**Work to be completed:** Print exactly the lines from the first one down to the line that contains "event_date = pd.Timestamp('2008-08-01')", both included, and skip the pictures.
** begin **
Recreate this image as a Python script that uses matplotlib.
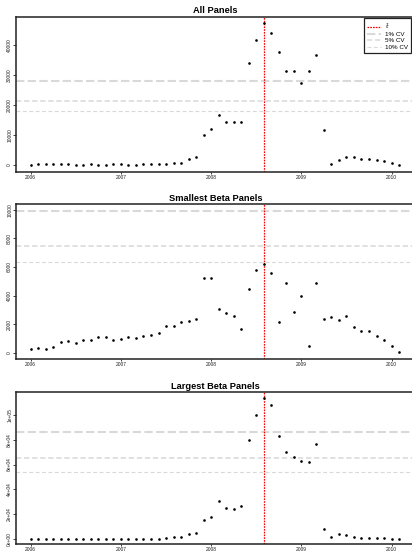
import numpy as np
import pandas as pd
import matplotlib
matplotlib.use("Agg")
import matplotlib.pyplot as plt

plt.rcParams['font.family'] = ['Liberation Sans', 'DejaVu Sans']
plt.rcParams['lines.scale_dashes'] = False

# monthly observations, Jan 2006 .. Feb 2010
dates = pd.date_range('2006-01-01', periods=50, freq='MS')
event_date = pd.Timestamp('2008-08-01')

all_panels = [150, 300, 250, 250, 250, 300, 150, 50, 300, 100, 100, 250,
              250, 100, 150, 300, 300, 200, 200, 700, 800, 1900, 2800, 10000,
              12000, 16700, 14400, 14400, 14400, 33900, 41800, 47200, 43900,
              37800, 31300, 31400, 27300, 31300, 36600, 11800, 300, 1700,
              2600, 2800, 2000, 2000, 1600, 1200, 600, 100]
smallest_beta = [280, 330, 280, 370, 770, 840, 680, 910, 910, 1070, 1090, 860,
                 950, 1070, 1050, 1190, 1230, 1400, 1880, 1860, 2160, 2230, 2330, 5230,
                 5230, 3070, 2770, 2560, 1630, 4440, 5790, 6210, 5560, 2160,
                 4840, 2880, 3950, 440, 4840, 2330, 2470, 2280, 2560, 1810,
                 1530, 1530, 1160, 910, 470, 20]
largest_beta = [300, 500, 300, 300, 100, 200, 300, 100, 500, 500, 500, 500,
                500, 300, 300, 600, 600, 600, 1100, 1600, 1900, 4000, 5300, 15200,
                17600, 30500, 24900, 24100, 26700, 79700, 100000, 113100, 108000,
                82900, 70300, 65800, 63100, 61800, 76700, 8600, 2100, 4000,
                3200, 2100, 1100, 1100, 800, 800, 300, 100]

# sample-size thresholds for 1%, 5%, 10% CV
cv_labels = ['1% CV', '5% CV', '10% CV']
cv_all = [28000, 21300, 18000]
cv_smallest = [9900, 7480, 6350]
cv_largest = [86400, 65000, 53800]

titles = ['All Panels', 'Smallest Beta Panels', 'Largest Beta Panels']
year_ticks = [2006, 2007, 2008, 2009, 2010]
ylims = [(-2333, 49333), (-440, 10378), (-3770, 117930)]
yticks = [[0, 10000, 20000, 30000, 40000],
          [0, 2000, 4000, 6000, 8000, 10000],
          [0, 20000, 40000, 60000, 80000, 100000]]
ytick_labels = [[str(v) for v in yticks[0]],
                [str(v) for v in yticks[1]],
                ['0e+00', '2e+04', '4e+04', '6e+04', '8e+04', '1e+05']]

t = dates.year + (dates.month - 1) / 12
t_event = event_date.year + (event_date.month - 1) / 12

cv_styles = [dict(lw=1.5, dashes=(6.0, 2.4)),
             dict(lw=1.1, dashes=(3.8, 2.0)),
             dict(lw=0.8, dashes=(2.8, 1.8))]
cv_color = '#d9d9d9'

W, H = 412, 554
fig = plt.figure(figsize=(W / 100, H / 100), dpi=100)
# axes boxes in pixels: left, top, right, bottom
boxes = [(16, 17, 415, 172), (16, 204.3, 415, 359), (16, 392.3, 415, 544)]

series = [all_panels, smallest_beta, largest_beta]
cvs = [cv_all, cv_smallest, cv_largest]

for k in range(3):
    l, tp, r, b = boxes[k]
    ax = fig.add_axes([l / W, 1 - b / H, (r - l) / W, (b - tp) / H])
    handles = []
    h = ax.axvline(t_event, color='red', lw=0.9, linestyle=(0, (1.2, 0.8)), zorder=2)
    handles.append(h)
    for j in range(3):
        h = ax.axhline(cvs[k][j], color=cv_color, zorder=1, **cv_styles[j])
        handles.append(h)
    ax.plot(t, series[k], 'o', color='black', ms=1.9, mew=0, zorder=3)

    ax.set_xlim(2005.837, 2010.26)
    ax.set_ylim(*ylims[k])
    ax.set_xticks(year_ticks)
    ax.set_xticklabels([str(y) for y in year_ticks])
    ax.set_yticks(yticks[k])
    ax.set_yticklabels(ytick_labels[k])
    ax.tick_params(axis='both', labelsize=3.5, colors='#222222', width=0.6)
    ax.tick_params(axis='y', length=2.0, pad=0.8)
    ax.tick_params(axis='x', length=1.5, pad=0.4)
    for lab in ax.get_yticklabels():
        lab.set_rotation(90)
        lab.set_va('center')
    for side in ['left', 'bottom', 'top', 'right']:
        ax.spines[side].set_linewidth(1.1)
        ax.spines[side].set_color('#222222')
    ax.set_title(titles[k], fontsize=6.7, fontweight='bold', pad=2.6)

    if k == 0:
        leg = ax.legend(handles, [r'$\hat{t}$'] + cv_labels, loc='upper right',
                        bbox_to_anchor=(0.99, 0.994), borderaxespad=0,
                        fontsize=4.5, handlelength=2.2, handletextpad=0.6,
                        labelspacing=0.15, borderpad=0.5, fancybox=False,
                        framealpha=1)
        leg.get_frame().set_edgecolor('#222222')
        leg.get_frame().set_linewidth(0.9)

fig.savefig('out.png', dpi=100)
** end **
**Exercise response:**
Recreate this image as a Python script that uses matplotlib.
import numpy as np
import pandas as pd
import matplotlib
matplotlib.use("Agg")
import matplotlib.pyplot as plt

plt.rcParams['font.family'] = ['Liberation Sans', 'DejaVu Sans']
plt.rcParams['lines.scale_dashes'] = False

# monthly observations, Jan 2006 .. Feb 2010
dates = pd.date_range('2006-01-01', periods=50, freq='MS')
event_date = pd.Timestamp('2008-08-01')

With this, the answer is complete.